Search code examples
tensorflowmachine-learningtext-recognition

Deciding how meaningful title / text is


I am trying to tackle issue of meaningless commit messages and pr descriptions and TensorFlow came to mind in combination with a GitHub action.enter link description here

However I am struggling with figuring out how to define "meaningless" of tex i.e.

Meaningless Description Adde new folder to repository

Meaningful Description Added assets folder to house image files

Any pointers in right directions are appreciated.


Solution

  • Well, clearly this is a text classification problem and your use case is pretty classic. To classify a github commit description as meaningful or meaningless you'd have to have a ton of training data. The data would constitute of description strings that are labeled as meaningful / meaningless.
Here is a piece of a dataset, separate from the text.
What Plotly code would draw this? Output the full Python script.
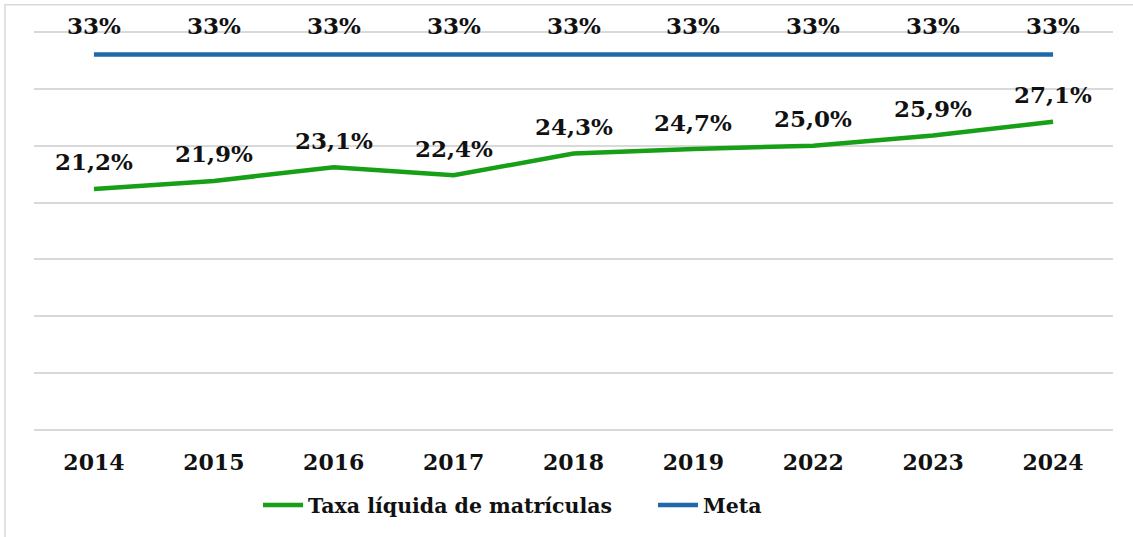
import plotly.graph_objects as go

years = ["2014", "2015", "2016", "2017", "2018", "2019", "2022", "2023", "2024"]
taxa = [21.2, 21.9, 23.1, 22.4, 24.3, 24.7, 25.0, 25.9, 27.1]
meta = [33, 33, 33, 33, 33, 33, 33, 33, 33]
taxa_labels = ["21,2%", "21,9%", "23,1%", "22,4%", "24,3%", "24,7%", "25,0%", "25,9%", "27,1%"]
meta_labels = ["33%"] * 9
y_ticks = [0, 5, 10, 15, 20, 25, 30, 35]

FONT = "DejaVu Serif"
GREEN = "#17A017"
BLUE = "#1F68AA"
TXT = "#111111"

fig = go.Figure()
fig.add_trace(go.Scatter(x=years, y=taxa, mode="lines", name="Taxa líquida de matrículas",
                         line=dict(color=GREEN, width=4.5)))
fig.add_trace(go.Scatter(x=years, y=meta, mode="lines", name="Meta",
                         line=dict(color=BLUE, width=4.5)))

annotations = []
for i, (y, t) in enumerate(zip(taxa, taxa_labels)):
    annotations.append(dict(x=i, y=y, xref="x", yref="y", text=t, showarrow=False, yshift=27,
                            font=dict(family=FONT, size=23, color=TXT, weight="bold")))
for i, (y, t) in enumerate(zip(meta, meta_labels)):
    annotations.append(dict(x=i, y=y, xref="x", yref="y", text=t, showarrow=False, yshift=29,
                            font=dict(family=FONT, size=23, color=TXT, weight="bold")))

W, H = 1133, 537
# pixel positions of the 0 and 35 gridlines / plot x extent in the reference
Y0_PX, Y35_PX = 430, 32
PAD = 0.6
unit = (Y0_PX - Y35_PX) / 35.0
L, R = 34, 20
T = Y35_PX - PAD * unit
B = H - (Y0_PX + PAD * unit)
pw, ph = W - L - R, H - T - B

def px(xp):
    return (xp - L) / pw

def py(yp):
    return (H - B - yp) / ph

fig.update_layout(
    width=W, height=H,
    margin=dict(l=L, r=R, t=T, b=B, autoexpand=False),
    paper_bgcolor="white", plot_bgcolor="white",
    font=dict(family=FONT, size=20, color=TXT, weight="bold"),
    showlegend=True,
    legend=dict(orientation="h", x=px(258), xanchor="left", y=py(505), yanchor="middle",
                font=dict(family=FONT, size=20.5, color=TXT, weight="bold"),
                itemwidth=40, entrywidth=340, entrywidthmode="pixels",
                bgcolor="rgba(0,0,0,0)"),
    annotations=annotations,
    shapes=[dict(type="rect", xref="paper", yref="paper",
                 x0=px(5), x1=px(1145), y0=py(550), y1=py(5),
                 line=dict(color="#D9D9D9", width=1.5), fillcolor="rgba(0,0,0,0)", layer="below")],
)
fig.update_xaxes(type="category", range=[-0.5, len(years) - 0.5],
                 showgrid=False, showline=False, zeroline=False,
                 tickfont=dict(family=FONT, size=22, color=TXT, weight="bold"),
                 ticks="", ticklabelstandoff=int(round(17 - PAD * unit)))
fig.update_yaxes(range=[-PAD, 35 + PAD], tickvals=y_ticks, showticklabels=False,
                 showgrid=True, gridcolor="#D9D9D9", gridwidth=1.5,
                 zeroline=False, showline=False)

fig.write_html("out.html", config={"displayModeBar": False},
               post_script="document.body.style.margin='0';document.body.style.overflow='hidden';")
The way I picture it and the normal approach to this kind of classification problem using Tensorflow and other deep learning libraries like Keras is to have your training data in the form of a .csv file with 2 columns say,

    1. description (contains a commit's description string)
    2. result (contains a verdict like meaningful / meaningless or 1 / 0)

    You can then train a text classifier using this data and the trained model can then be used to predict whether the given description is good or not.

    I'd recommend you give Ludwig a try. This is Uber's open source deep learning library and is extremely easy to use for tasks like text classification. It's build atop TensorFlow and is really easy to use.

    Hope that answers your query. Thanks!